__Task to complete__.
Nothing but the lines from the one containing "Clone this chart in Bokeh." down to the one containing "from bokeh.resources import INLINE", both included, should be echoed, and each exactly as it stands.

__Material for this exercise__.
++++++

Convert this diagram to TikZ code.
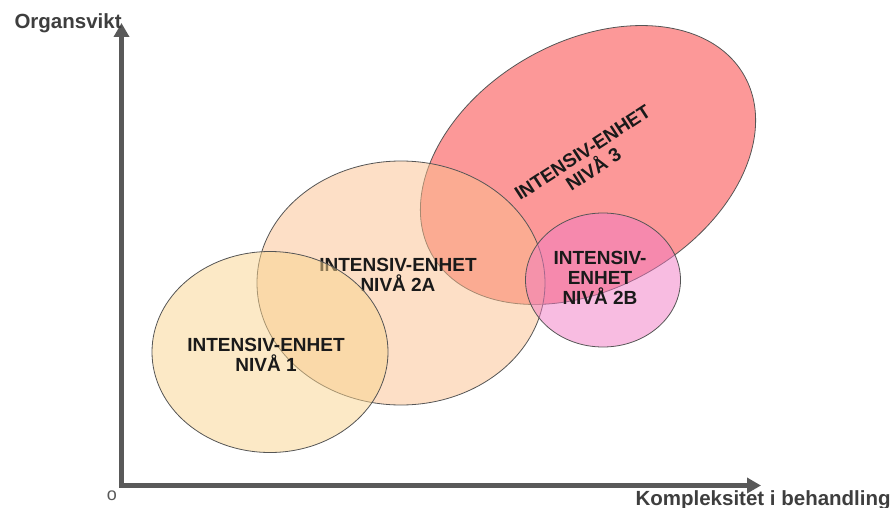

++++++

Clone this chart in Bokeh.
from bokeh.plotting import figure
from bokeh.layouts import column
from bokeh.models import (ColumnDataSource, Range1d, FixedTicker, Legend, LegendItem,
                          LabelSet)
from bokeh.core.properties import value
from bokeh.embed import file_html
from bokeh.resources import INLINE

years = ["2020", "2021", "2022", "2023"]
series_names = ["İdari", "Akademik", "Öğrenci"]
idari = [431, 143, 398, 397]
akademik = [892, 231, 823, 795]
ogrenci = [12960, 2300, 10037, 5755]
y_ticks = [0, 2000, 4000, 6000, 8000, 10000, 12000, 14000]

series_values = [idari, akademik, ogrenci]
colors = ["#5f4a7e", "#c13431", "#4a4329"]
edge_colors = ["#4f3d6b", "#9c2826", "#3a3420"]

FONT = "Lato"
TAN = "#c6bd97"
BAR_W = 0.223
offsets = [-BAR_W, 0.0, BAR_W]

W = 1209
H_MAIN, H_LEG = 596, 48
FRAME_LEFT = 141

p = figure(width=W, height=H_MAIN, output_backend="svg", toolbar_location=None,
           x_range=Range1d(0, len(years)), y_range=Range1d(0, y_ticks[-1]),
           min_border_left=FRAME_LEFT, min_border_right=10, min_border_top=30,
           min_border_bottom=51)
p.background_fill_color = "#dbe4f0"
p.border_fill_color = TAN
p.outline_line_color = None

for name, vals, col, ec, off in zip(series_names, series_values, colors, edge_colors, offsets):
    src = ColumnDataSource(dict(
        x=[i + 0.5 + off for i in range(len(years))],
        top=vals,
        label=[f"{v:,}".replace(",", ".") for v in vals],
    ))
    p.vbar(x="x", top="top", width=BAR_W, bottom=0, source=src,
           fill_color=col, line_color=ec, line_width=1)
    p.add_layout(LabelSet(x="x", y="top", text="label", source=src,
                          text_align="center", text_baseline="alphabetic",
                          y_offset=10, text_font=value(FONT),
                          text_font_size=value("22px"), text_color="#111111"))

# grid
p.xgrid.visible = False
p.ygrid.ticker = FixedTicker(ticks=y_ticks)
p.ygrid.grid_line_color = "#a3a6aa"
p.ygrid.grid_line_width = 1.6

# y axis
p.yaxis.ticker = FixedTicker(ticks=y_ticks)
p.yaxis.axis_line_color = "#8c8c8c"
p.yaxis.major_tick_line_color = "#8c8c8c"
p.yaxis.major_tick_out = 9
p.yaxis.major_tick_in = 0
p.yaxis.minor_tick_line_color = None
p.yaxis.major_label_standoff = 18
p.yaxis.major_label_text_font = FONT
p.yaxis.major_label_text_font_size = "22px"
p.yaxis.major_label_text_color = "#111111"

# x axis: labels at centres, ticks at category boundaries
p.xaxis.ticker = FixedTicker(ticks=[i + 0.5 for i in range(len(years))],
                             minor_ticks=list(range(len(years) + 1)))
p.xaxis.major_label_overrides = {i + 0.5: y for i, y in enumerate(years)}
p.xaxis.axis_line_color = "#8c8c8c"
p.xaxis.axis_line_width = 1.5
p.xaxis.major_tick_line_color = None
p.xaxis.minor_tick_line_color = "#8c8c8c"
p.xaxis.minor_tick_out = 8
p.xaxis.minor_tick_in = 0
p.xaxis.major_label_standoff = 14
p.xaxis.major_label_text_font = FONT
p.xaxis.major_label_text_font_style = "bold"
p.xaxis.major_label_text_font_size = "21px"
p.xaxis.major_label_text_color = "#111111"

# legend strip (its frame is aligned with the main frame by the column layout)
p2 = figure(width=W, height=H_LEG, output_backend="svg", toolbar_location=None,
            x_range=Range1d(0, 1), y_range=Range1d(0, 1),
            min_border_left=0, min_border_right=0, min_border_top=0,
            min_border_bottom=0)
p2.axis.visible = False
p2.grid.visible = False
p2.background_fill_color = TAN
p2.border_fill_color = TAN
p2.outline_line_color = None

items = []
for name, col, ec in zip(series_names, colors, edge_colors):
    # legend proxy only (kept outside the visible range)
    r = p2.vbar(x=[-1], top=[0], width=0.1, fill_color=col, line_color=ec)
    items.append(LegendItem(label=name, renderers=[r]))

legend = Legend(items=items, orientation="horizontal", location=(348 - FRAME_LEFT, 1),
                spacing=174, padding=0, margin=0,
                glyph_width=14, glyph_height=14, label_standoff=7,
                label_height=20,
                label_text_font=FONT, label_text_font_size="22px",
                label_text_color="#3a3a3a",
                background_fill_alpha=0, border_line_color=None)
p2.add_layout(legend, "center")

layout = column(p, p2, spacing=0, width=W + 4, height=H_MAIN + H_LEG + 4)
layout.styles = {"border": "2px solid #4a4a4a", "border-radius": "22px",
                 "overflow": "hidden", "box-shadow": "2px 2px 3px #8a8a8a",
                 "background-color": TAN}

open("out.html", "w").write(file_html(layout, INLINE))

++++++

__Full output__.
Clone this chart in Bokeh.
from bokeh.plotting import figure
from bokeh.layouts import column
from bokeh.models import (ColumnDataSource, Range1d, FixedTicker, Legend, LegendItem,
                          LabelSet)
from bokeh.core.properties import value
from bokeh.embed import file_html
from bokeh.resources import INLINE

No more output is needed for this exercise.